**Raw records**
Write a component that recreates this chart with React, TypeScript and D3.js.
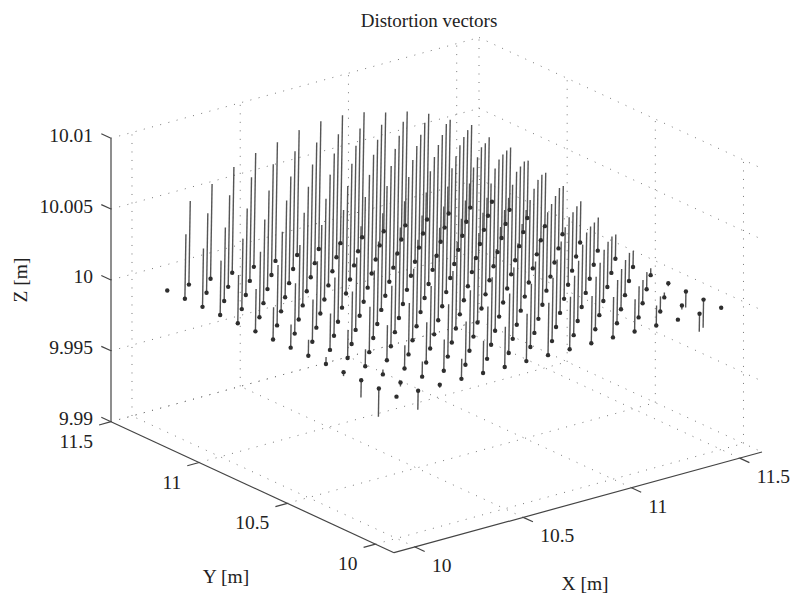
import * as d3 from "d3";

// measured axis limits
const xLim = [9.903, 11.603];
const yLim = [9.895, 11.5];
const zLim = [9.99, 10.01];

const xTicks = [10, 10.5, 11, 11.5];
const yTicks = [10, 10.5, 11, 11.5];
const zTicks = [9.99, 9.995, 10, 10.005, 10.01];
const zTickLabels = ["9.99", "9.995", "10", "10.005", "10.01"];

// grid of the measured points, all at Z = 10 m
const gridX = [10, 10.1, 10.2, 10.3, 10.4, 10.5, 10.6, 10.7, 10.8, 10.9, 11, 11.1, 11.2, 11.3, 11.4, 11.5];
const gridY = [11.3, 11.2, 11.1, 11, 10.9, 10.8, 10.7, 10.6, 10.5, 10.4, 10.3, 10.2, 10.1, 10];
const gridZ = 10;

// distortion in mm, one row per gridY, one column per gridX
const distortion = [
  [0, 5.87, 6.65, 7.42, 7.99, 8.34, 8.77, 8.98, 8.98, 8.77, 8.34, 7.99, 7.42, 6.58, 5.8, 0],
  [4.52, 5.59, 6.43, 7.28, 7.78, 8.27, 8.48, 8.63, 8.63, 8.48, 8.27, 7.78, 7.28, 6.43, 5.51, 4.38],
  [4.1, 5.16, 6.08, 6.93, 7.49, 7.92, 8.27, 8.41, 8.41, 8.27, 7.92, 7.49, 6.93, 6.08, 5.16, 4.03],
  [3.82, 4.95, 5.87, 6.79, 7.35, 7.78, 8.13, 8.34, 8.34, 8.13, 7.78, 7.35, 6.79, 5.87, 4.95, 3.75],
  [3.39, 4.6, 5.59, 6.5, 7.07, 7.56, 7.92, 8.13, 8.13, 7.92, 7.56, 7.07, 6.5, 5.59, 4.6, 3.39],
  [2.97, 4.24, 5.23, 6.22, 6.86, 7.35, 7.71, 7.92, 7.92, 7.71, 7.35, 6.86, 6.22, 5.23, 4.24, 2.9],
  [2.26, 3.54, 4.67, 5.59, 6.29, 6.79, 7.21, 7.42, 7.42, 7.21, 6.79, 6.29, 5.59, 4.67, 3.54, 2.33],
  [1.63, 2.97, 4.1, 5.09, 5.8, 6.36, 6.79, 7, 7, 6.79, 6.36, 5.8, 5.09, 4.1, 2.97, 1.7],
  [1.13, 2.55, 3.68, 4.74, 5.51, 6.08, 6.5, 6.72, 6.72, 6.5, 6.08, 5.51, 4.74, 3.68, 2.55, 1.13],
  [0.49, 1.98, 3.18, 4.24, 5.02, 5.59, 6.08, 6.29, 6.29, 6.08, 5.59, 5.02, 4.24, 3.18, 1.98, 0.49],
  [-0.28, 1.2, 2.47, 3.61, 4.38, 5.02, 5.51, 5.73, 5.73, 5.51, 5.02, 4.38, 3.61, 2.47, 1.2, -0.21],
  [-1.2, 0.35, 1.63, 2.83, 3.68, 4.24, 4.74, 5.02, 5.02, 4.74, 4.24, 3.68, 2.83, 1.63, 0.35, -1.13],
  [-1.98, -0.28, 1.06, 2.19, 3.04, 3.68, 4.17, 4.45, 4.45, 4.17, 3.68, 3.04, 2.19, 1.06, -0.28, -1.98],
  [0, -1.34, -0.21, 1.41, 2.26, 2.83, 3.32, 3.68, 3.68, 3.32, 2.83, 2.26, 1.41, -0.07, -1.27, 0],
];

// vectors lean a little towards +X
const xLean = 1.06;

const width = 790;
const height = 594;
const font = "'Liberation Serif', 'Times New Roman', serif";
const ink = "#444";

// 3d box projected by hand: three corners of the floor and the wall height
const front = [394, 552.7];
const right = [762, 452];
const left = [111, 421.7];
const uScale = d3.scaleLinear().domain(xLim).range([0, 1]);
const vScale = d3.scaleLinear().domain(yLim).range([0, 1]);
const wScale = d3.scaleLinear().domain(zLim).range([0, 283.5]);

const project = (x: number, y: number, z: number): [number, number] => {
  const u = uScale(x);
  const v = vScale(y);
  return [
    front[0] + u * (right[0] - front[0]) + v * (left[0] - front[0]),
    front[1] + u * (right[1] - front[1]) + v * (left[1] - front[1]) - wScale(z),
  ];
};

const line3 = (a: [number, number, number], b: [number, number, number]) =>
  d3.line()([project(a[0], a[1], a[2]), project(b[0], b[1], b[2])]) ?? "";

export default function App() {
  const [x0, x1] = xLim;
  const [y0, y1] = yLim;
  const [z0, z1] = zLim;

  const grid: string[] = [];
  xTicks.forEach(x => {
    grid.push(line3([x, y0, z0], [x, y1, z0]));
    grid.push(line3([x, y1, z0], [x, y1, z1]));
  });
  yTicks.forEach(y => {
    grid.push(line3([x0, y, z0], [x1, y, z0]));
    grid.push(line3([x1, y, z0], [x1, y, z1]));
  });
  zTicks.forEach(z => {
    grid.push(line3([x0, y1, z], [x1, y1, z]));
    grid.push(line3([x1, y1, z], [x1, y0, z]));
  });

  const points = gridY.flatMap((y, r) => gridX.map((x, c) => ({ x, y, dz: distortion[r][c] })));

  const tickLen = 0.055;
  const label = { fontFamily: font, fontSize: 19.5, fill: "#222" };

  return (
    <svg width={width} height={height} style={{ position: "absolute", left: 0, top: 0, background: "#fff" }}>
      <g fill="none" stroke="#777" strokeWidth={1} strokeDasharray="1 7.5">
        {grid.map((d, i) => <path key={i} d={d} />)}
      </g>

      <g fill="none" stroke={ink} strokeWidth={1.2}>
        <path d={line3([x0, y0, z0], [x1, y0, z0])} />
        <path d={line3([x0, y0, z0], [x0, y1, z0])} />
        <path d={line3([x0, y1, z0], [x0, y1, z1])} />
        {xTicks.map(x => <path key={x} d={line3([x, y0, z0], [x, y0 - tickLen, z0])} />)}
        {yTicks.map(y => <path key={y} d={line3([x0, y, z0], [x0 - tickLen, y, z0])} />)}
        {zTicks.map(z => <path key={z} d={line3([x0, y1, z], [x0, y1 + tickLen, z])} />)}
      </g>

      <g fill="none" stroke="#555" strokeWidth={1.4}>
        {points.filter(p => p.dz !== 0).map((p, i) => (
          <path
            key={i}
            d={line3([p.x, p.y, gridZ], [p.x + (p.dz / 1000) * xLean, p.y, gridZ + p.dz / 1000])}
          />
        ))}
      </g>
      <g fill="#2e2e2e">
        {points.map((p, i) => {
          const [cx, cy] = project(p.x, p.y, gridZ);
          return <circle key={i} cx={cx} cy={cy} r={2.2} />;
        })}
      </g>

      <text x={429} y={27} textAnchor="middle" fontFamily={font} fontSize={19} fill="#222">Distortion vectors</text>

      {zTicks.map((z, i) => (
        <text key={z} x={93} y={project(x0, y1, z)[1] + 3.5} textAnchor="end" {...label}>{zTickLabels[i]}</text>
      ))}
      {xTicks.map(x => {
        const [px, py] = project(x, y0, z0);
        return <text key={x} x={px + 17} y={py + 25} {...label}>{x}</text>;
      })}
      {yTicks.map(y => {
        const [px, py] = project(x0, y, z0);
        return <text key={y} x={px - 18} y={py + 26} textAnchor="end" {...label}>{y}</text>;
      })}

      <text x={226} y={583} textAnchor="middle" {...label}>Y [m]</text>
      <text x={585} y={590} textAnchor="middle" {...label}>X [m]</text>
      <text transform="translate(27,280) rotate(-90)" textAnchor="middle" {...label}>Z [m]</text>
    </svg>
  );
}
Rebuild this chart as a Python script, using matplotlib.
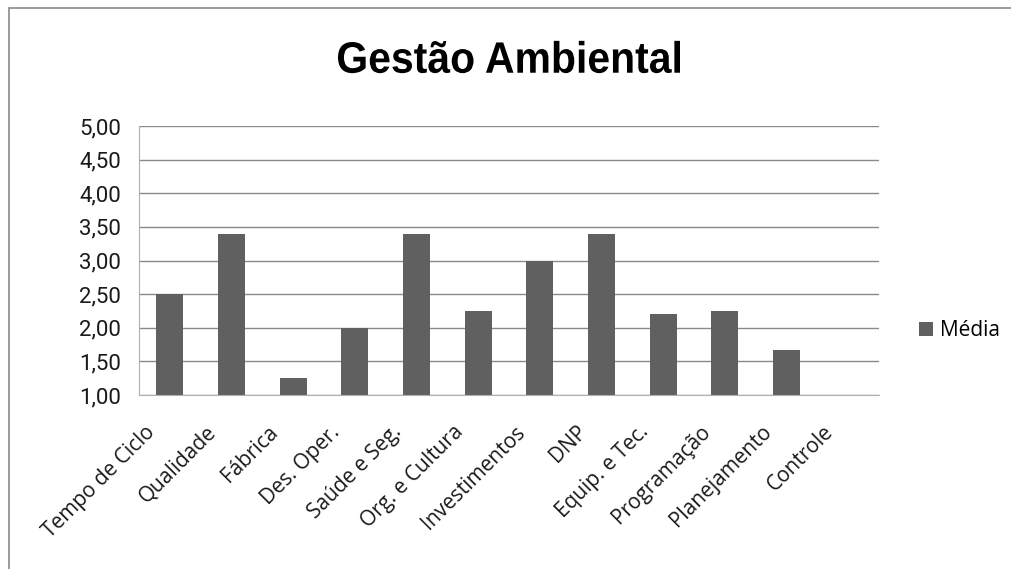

**Description of the task**
Tally up how many lines in the preceding listing contain the word "this". Give nothing but the number.

**Written response**
2